Only the lines from the top of the listing below to the line that has "minutes = list(range(1, 81))" should be echoed, with both ends kept and pictures left out.

::: DATA SEGMENT

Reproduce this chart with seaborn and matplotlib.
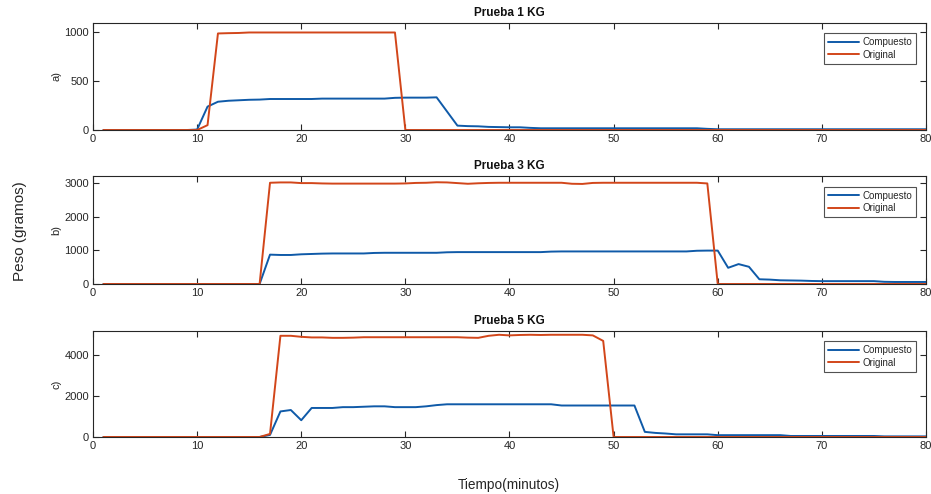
import numpy as np
import pandas as pd
import matplotlib
matplotlib.use("Agg")
import matplotlib.pyplot as plt
import seaborn as sns

minutes = list(range(1, 81))

p1_original = [0]*10 + [50, 990, 993, 995] + [1000]*15 + [0]*51
p1_compuesto = ([0]*9 + [5, 240, 290, 300, 305, 310, 312, 318, 318, 318, 318, 318]
                + [322]*7 + [330, 332, 332, 332, 335, 190, 45, 40, 38, 32, 30, 28, 28, 22]
                + [18]*16 + [12] + [8]*21)

p2_original = ([0]*16 + [3000, 3010, 3010, 2990, 2990, 2980] + [2975]*7
               + [2980, 2995, 3000, 3015, 3010, 2990, 2970, 2985, 2995] + [3000]*7
               + [2970, 2965, 2995] + [3000]*10 + [2980] + [0]*21)
p2_compuesto = ([0]*16 + [870, 860, 860, 880, 890, 900] + [905]*4 + [920] + [925]*6
                + [940] + [945]*9 + [960] + [965]*13 + [985, 990, 990, 480, 590, 510, 140, 130,
                110, 105, 100, 90] + [85]*6 + [65] + [60]*4)

p3_original = ([0]*16 + [150, 4950, 4950, 4900, 4870, 4870, 4850, 4850, 4860, 4880] + [4880]*9
               + [4860, 4850, 4950, 5000, 4970, 4990, 5000, 4990] + [5000]*4 + [4970, 4700] + [0]*31)
p3_compuesto = ([0]*16 + [100, 1250, 1320, 820, 1420, 1420, 1420, 1460, 1460, 1480, 1500, 1500,
                1460, 1460, 1460, 1500, 1560, 1600] + [1600]*10 + [1540]*8
                + [250, 200, 170] + [130]*4 + [90]*7 + [50]*9 + [30]*5)

titles = ["Prueba 1 KG", "Prueba 3 KG", "Prueba 5 KG"]
panel_labels = ["a)", "b)", "c)"]
yticks = [[0, 500, 1000], [0, 1000, 2000, 3000], [0, 2000, 4000]]
ylims = [1100, 3200, 5200]
series_names = ["Compuesto", "Original"]

sns.set_style("ticks")
plt.rcParams['font.family'] = ['Liberation Sans', 'DejaVu Sans']

blue = "#0f5aa8"
red = "#d2461a"

fig = plt.figure(figsize=(9.31, 4.94), dpi=100)
left, width = 0.0999, 0.8947
boxes = [(0.7368, 0.954 - 0.7368), (0.4251, 0.6437 - 0.4251), (0.1154, 0.3306 - 0.1154)]
data = [(p1_compuesto, p1_original), (p2_compuesto, p2_original), (p3_compuesto, p3_original)]

for i, ((bottom, h), (comp, orig)) in enumerate(zip(boxes, data)):
    ax = fig.add_axes([left, bottom, width, h])
    df = pd.DataFrame({"Tiempo": minutes * 2,
                       "Peso": list(comp) + list(orig),
                       "Serie": [series_names[0]]*80 + [series_names[1]]*80})
    sns.lineplot(data=df, x="Tiempo", y="Peso", hue="Serie", palette=[blue, red],
                 linewidth=1.4, ax=ax)
    ax.set_xlim(0, 80)
    ax.set_ylim(0, ylims[i])
    ax.set_xticks(range(0, 81, 10))
    ax.set_yticks(yticks[i])
    ax.tick_params(direction="in", length=4, width=0.8, labelsize=8, colors="#262626",
                   top=True, right=True, pad=3)
    for s in ax.spines.values():
        s.set_color("#262626")
        s.set_linewidth(0.8)
    ax.set_xlabel("")
    ax.set_ylabel(panel_labels[i], fontsize=8, color="#262626", labelpad=2)
    ax.set_title(titles[i], fontsize=8.5, fontweight="bold", color="#111111", pad=5)
    leg = ax.legend(loc="upper right", bbox_to_anchor=(0.988, 0.9), borderaxespad=0,
                    fontsize=7, frameon=True, fancybox=False, edgecolor="#262626",
                    handlelength=3.2, borderpad=0.4, labelspacing=0.25, handletextpad=0.3)
    leg.get_frame().set_linewidth(0.8)

fig.text(0.0215, 0.532, "Peso (gramos)", rotation=90, ha="center", va="center",
         fontsize=11, color="#262626")
fig.text(0.547, 0.004, "Tiempo(minutos)", ha="center", va="bottom",
         fontsize=9.8, color="#262626")

fig.savefig("out.png", dpi=100)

::::::

▶ **THE RESULT**:
Reproduce this chart with seaborn and matplotlib.
import numpy as np
import pandas as pd
import matplotlib
matplotlib.use("Agg")
import matplotlib.pyplot as plt
import seaborn as sns

minutes = list(range(1, 81))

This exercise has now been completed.